Detail of General Store, showing some construction details.
The Silver Wells property is on the Victorian Heritage Register, which states that the complex is notable for the range of vernacular construction used in the buildings, constructed mainly during the 1870s. For instance, the Stables are constructed in the drop slab method, the original house and Post Office are notched logs, which is a rare form of construction in Colonial Victoria. The dairy extension is built with split weatherboards. The roofs are a mixture of bark or shingles, though they have since been covered by corrugated iron. The four photographs below show some of the buildings and construction details.
The Heritage Register also states that the complex of buildings is located in a most picturesque setting, under mature conifers and with the remnants of a very early garden and orchard surrounding them.
The Silver Wells garden.
John Ure, who died in 1926 aged 85, was a Berwick Shire Councillor. He is pictured below in 1900 outside the Shire Offices in High Street in Berwick. He is the tall chap, sixth from left at the back. According to Genseric (Bill) Parker, author of Forest to Farming : Gembrook an early history, John Ure was six feet two inches. Jane Ure, who was the sister of the Hon James Buchanan of Berwick, died in 1905 aged 69.
Berwick Shire Hall, c. 1900. Photograph reproduced from
The Early Days of Berwick and its surrounding districts.
The Early Days of Berwick and its surrounding districts.
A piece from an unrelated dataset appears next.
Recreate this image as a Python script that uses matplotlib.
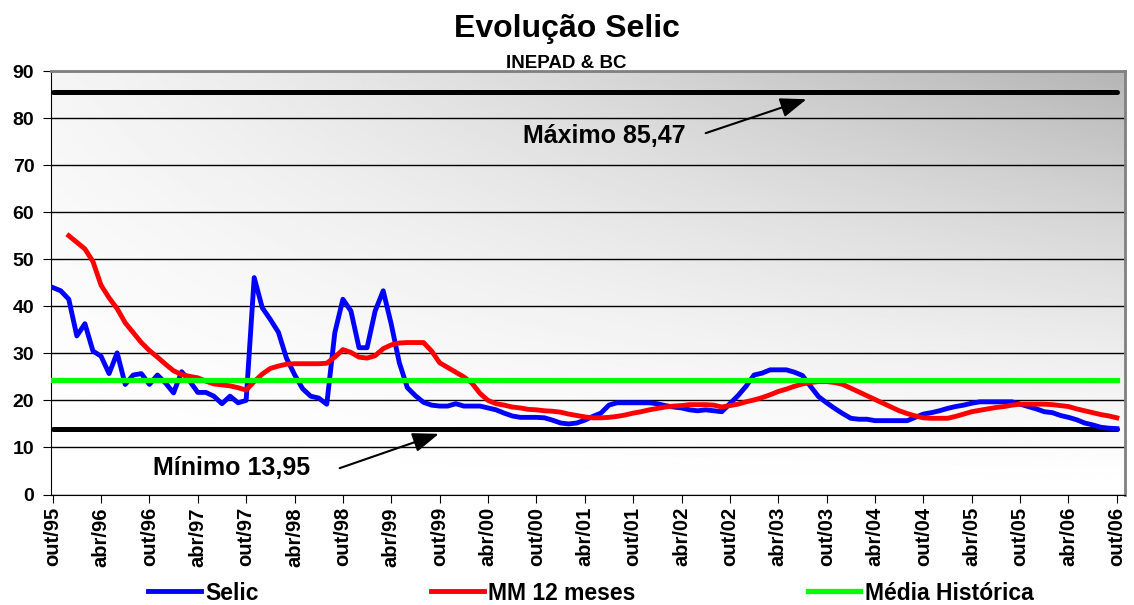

John Ure owned a bullock team as did his son, John, known as Jack. Jack's two eldest sons, Bob and Dave, also worked bullock teams. Bill Parker has an interesting account in his book of the cartage of a steam engine , weighing eight or nine tons, from a timber mill site to the railway at Nar Nar Goon. Jack and his sons had a team of twenty bullocks and firstly they had to haul the engine up a slope from the Mill site using a block and tackle, and they then had to drag it into Gembrook, a distance of three miles. This proceduere took a whole day. The next day a team of twelve bullocks drove the engine to the Nar Nar Goon station , via Mount Eirene, this journey took another whole day. They then had to return to Nar Nar Goon on the third day to load the engine onto a flat top train truck.